The lines from the top of the material through the line with "ax.set_ylabel('standard deviation', fontsize=18, labelpad=4)" are to be set down exactly. Leave the pictures out.

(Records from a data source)

____

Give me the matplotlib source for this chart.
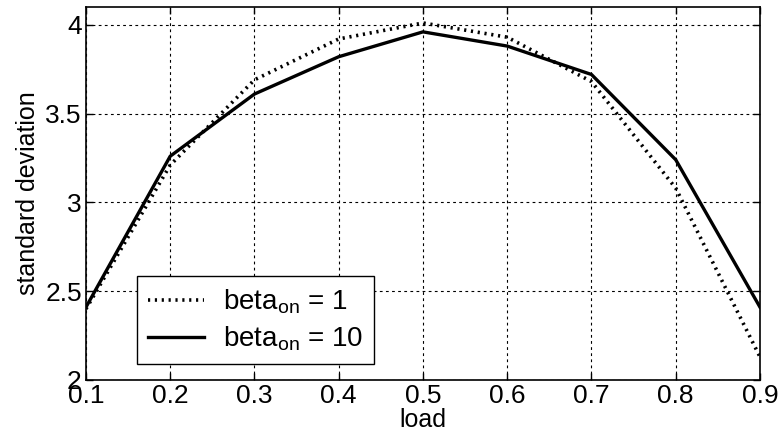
import matplotlib
matplotlib.use("Agg")
import matplotlib.pyplot as plt

plt.rcParams['font.family'] = ['Liberation Sans', 'DejaVu Sans']
plt.rcParams['mathtext.fontset'] = 'custom'
plt.rcParams['mathtext.rm'] = 'Liberation Sans'
plt.rcParams['mathtext.it'] = 'Liberation Sans'

load = [0.1, 0.2, 0.3, 0.4, 0.5, 0.6, 0.7, 0.8, 0.9]
std_beta1 = [2.40, 3.21, 3.69, 3.92, 4.01, 3.93, 3.68, 3.08, 2.13]
std_beta10 = [2.41, 3.26, 3.61, 3.82, 3.96, 3.88, 3.72, 3.24, 2.41]
labels = ['beta$_{\\rm on}$ = 1', 'beta$_{\\rm on}$ = 10']

fig = plt.figure(figsize=(7.83, 4.32), dpi=100)
ax = fig.add_axes([0.1098, 0.1204, 0.8608, 0.8634])

ax.plot(load, std_beta1, color='black', lw=2.6, linestyle=(0, (0.6, 1.3)), label=labels[0])
ax.plot(load, std_beta10, color='black', lw=2.4, linestyle='-', label=labels[1])

ax.set_xlim(0.1, 0.9)
ax.set_ylim(2, 4.1)
ax.set_xticks(load)
ax.set_xticklabels(['0.1', '0.2', '0.3', '0.4', '0.5', '0.6', '0.7', '0.8', '0.9'])
ax.set_yticks([2, 2.5, 3, 3.5, 4])
ax.set_yticklabels(['2', '2.5', '3', '3.5', '4'])
ax.tick_params(direction='in', length=5, width=1, labelsize=19, top=True, right=True, pad=3)
ax.grid(True, color='black', linestyle=(0, (2.5, 3)), linewidth=0.8)
for s in ax.spines.values():
    s.set_linewidth(1.2)

ax.set_xlabel('load', fontsize=18, labelpad=0)
ax.set_ylabel('standard deviation', fontsize=18, labelpad=4)

leg = ax.legend(loc='lower left', bbox_to_anchor=(0.0757, 0.043), borderaxespad=0,
                fontsize=20, fancybox=False, edgecolor='black', framealpha=1,
                handlelength=2.0, handletextpad=0.7, labelspacing=0.3)
leg.get_frame().set_linewidth(1.0)

fig.savefig('out.png', dpi=100)
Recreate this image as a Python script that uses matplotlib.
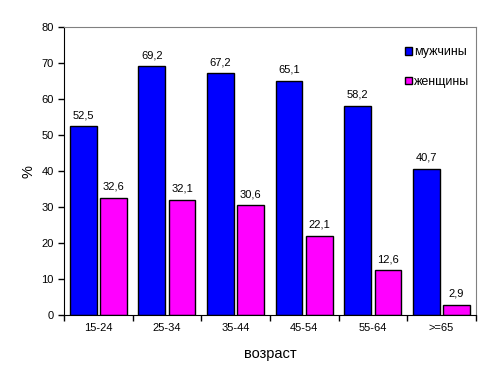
import matplotlib
matplotlib.use("Agg")
import matplotlib.pyplot as plt
from matplotlib.patches import Rectangle
import numpy as np

plt.rcParams['font.family'] = ['Liberation Sans', 'DejaVu Sans']

ages = ["15-24", "25-34", "35-44", "45-54", "55-64", ">=65"]
men = [52.5, 69.2, 67.2, 65.1, 58.2, 40.7]
women = [32.6, 32.1, 30.6, 22.1, 12.6, 2.9]
series = ["мужчины", "женщины"]

fig = plt.figure(figsize=(4.88, 3.92), dpi=100)
ax = fig.add_axes([0.131, 0.196, 0.844, 0.735])

x = np.arange(len(ages))
w = 0.39
b1 = ax.bar(x - 0.22, men, w, color="#0000FF", edgecolor="black", linewidth=1)
b2 = ax.bar(x + 0.22, women, w, color="#FF00FF", edgecolor="black", linewidth=1)

for bars, vals in [(b1, men), (b2, women)]:
    for r, v in zip(bars, vals):
        ax.text(r.get_x() + r.get_width() / 2, v + 1.6, f"{v:.1f}".replace(".", ","),
                ha="center", va="bottom", fontsize=8)

ax.set_xlim(-0.5, len(ages) - 0.5)
ax.set_ylim(0, 80)
ax.set_yticks(range(0, 81, 10))
ax.set_xticks(x)
ax.set_xticklabels(ages, fontsize=8)
ax.set_xticks(np.arange(-0.5, len(ages), 1), minor=True)
ax.tick_params(axis="x", which="major", length=0, pad=5.5)
ax.tick_params(axis="x", which="minor", length=4, direction="out", width=1)
ax.tick_params(axis="y", labelsize=8, length=4, width=1)

for s in ["top", "right"]:
    ax.spines[s].set_color("#808080")
for s in ["left", "bottom"]:
    ax.spines[s].set_color("black")

ax.set_ylabel("%", fontsize=10.5, va="center")
ax.yaxis.set_label_coords(-0.087, 0.5)
ax.set_xlabel("возраст", fontsize=10.5, va="center")
ax.xaxis.set_label_coords(0.5, -0.135)

handles = [Rectangle((0, 0), 1, 1, facecolor=c, edgecolor="black") for c in ["#0000FF", "#FF00FF"]]
ax.legend(handles, series, loc="upper left", bbox_to_anchor=(0.80, 0.972), frameon=False,
          fontsize=9, handlelength=0.55, handleheight=0.55, handletextpad=0.2, labelspacing=1.4)

fig.savefig("out.png", dpi=100)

____

- RIGHT ANSWER:
Give me the matplotlib source for this chart.
import matplotlib
matplotlib.use("Agg")
import matplotlib.pyplot as plt

plt.rcParams['font.family'] = ['Liberation Sans', 'DejaVu Sans']
plt.rcParams['mathtext.fontset'] = 'custom'
plt.rcParams['mathtext.rm'] = 'Liberation Sans'
plt.rcParams['mathtext.it'] = 'Liberation Sans'

load = [0.1, 0.2, 0.3, 0.4, 0.5, 0.6, 0.7, 0.8, 0.9]
std_beta1 = [2.40, 3.21, 3.69, 3.92, 4.01, 3.93, 3.68, 3.08, 2.13]
std_beta10 = [2.41, 3.26, 3.61, 3.82, 3.96, 3.88, 3.72, 3.24, 2.41]
labels = ['beta$_{\\rm on}$ = 1', 'beta$_{\\rm on}$ = 10']

fig = plt.figure(figsize=(7.83, 4.32), dpi=100)
ax = fig.add_axes([0.1098, 0.1204, 0.8608, 0.8634])

ax.plot(load, std_beta1, color='black', lw=2.6, linestyle=(0, (0.6, 1.3)), label=labels[0])
ax.plot(load, std_beta10, color='black', lw=2.4, linestyle='-', label=labels[1])

ax.set_xlim(0.1, 0.9)
ax.set_ylim(2, 4.1)
ax.set_xticks(load)
ax.set_xticklabels(['0.1', '0.2', '0.3', '0.4', '0.5', '0.6', '0.7', '0.8', '0.9'])
ax.set_yticks([2, 2.5, 3, 3.5, 4])
ax.set_yticklabels(['2', '2.5', '3', '3.5', '4'])
ax.tick_params(direction='in', length=5, width=1, labelsize=19, top=True, right=True, pad=3)
ax.grid(True, color='black', linestyle=(0, (2.5, 3)), linewidth=0.8)
for s in ax.spines.values():
    s.set_linewidth(1.2)

ax.set_xlabel('load', fontsize=18, labelpad=0)
ax.set_ylabel('standard deviation', fontsize=18, labelpad=4)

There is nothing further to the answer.